§ Dataset excerpt
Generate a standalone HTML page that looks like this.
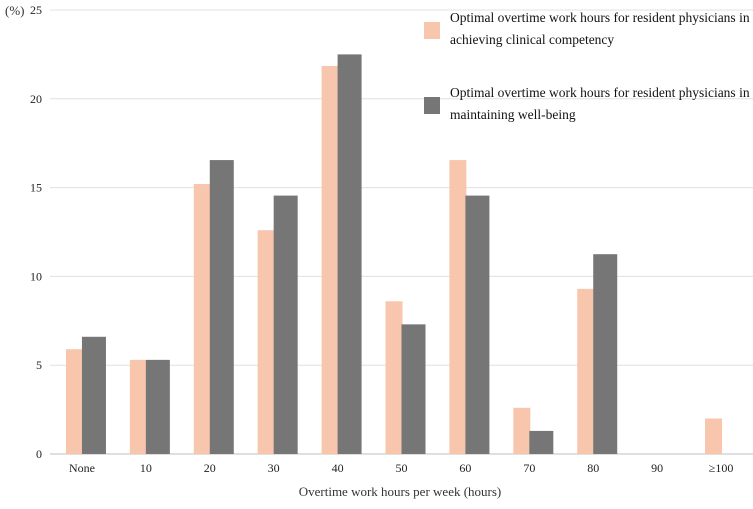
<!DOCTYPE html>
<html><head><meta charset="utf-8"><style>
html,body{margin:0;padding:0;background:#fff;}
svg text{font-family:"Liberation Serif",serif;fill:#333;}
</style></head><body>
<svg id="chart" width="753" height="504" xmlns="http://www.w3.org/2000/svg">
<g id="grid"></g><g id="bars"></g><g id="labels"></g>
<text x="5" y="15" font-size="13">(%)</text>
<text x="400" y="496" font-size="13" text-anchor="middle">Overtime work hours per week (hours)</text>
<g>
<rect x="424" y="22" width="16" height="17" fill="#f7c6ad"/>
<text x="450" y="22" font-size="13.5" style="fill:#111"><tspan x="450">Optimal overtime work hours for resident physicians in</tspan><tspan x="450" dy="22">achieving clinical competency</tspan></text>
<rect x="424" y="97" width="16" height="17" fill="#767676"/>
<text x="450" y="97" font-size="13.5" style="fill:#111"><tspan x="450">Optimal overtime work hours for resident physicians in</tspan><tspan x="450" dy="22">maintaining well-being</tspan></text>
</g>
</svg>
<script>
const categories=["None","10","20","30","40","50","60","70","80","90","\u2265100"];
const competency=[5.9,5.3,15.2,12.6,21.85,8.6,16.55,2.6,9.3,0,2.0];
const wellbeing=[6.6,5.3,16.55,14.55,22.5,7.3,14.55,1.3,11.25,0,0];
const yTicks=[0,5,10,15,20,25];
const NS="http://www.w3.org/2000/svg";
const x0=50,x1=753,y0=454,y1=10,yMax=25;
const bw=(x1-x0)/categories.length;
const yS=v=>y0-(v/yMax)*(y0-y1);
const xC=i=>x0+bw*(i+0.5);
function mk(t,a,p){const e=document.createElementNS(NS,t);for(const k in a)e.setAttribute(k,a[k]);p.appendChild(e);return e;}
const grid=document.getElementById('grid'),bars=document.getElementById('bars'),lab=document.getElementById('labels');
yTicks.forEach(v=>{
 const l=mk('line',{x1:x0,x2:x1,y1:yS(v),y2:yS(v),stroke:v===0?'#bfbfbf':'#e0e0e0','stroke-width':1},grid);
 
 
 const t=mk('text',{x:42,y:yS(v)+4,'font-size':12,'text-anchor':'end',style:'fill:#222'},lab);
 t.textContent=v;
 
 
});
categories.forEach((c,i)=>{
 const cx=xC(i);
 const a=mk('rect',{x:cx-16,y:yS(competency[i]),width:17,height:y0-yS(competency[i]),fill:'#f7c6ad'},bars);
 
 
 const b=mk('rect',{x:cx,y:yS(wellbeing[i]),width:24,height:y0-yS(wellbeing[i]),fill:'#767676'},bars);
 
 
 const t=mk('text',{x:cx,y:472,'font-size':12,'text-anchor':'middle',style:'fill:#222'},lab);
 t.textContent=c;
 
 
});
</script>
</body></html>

§ Exercise requirements
Omit pictures; set down the rest of the material word for word.

§ Reply
Generate a standalone HTML page that looks like this.
<!DOCTYPE html>
<html><head><meta charset="utf-8"><style>
html,body{margin:0;padding:0;background:#fff;}
svg text{font-family:"Liberation Serif",serif;fill:#333;}
</style></head><body>
<svg id="chart" width="753" height="504" xmlns="http://www.w3.org/2000/svg">
<g id="grid"></g><g id="bars"></g><g id="labels"></g>
<text x="5" y="15" font-size="13">(%)</text>
<text x="400" y="496" font-size="13" text-anchor="middle">Overtime work hours per week (hours)</text>
<g>
<rect x="424" y="22" width="16" height="17" fill="#f7c6ad"/>
<text x="450" y="22" font-size="13.5" style="fill:#111"><tspan x="450">Optimal overtime work hours for resident physicians in</tspan><tspan x="450" dy="22">achieving clinical competency</tspan></text>
<rect x="424" y="97" width="16" height="17" fill="#767676"/>
<text x="450" y="97" font-size="13.5" style="fill:#111"><tspan x="450">Optimal overtime work hours for resident physicians in</tspan><tspan x="450" dy="22">maintaining well-being</tspan></text>
</g>
</svg>
<script>
const categories=["None","10","20","30","40","50","60","70","80","90","\u2265100"];
const competency=[5.9,5.3,15.2,12.6,21.85,8.6,16.55,2.6,9.3,0,2.0];
const wellbeing=[6.6,5.3,16.55,14.55,22.5,7.3,14.55,1.3,11.25,0,0];
const yTicks=[0,5,10,15,20,25];
const NS="http://www.w3.org/2000/svg";
const x0=50,x1=753,y0=454,y1=10,yMax=25;
const bw=(x1-x0)/categories.length;
const yS=v=>y0-(v/yMax)*(y0-y1);
const xC=i=>x0+bw*(i+0.5);
function mk(t,a,p){const e=document.createElementNS(NS,t);for(const k in a)e.setAttribute(k,a[k]);p.appendChild(e);return e;}
const grid=document.getElementById('grid'),bars=document.getElementById('bars'),lab=document.getElementById('labels');
yTicks.forEach(v=>{
 const l=mk('line',{x1:x0,x2:x1,y1:yS(v),y2:yS(v),stroke:v===0?'#bfbfbf':'#e0e0e0','stroke-width':1},grid);
 
 
 const t=mk('text',{x:42,y:yS(v)+4,'font-size':12,'text-anchor':'end',style:'fill:#222'},lab);
 t.textContent=v;
 
 
});
categories.forEach((c,i)=>{
 const cx=xC(i);
 const a=mk('rect',{x:cx-16,y:yS(competency[i]),width:17,height:y0-yS(competency[i]),fill:'#f7c6ad'},bars);
 
 
 const b=mk('rect',{x:cx,y:yS(wellbeing[i]),width:24,height:y0-yS(wellbeing[i]),fill:'#767676'},bars);
 
 
 const t=mk('text',{x:cx,y:472,'font-size':12,'text-anchor':'middle',style:'fill:#222'},lab);
 t.textContent=c;
 
 
});
</script>
</body></html>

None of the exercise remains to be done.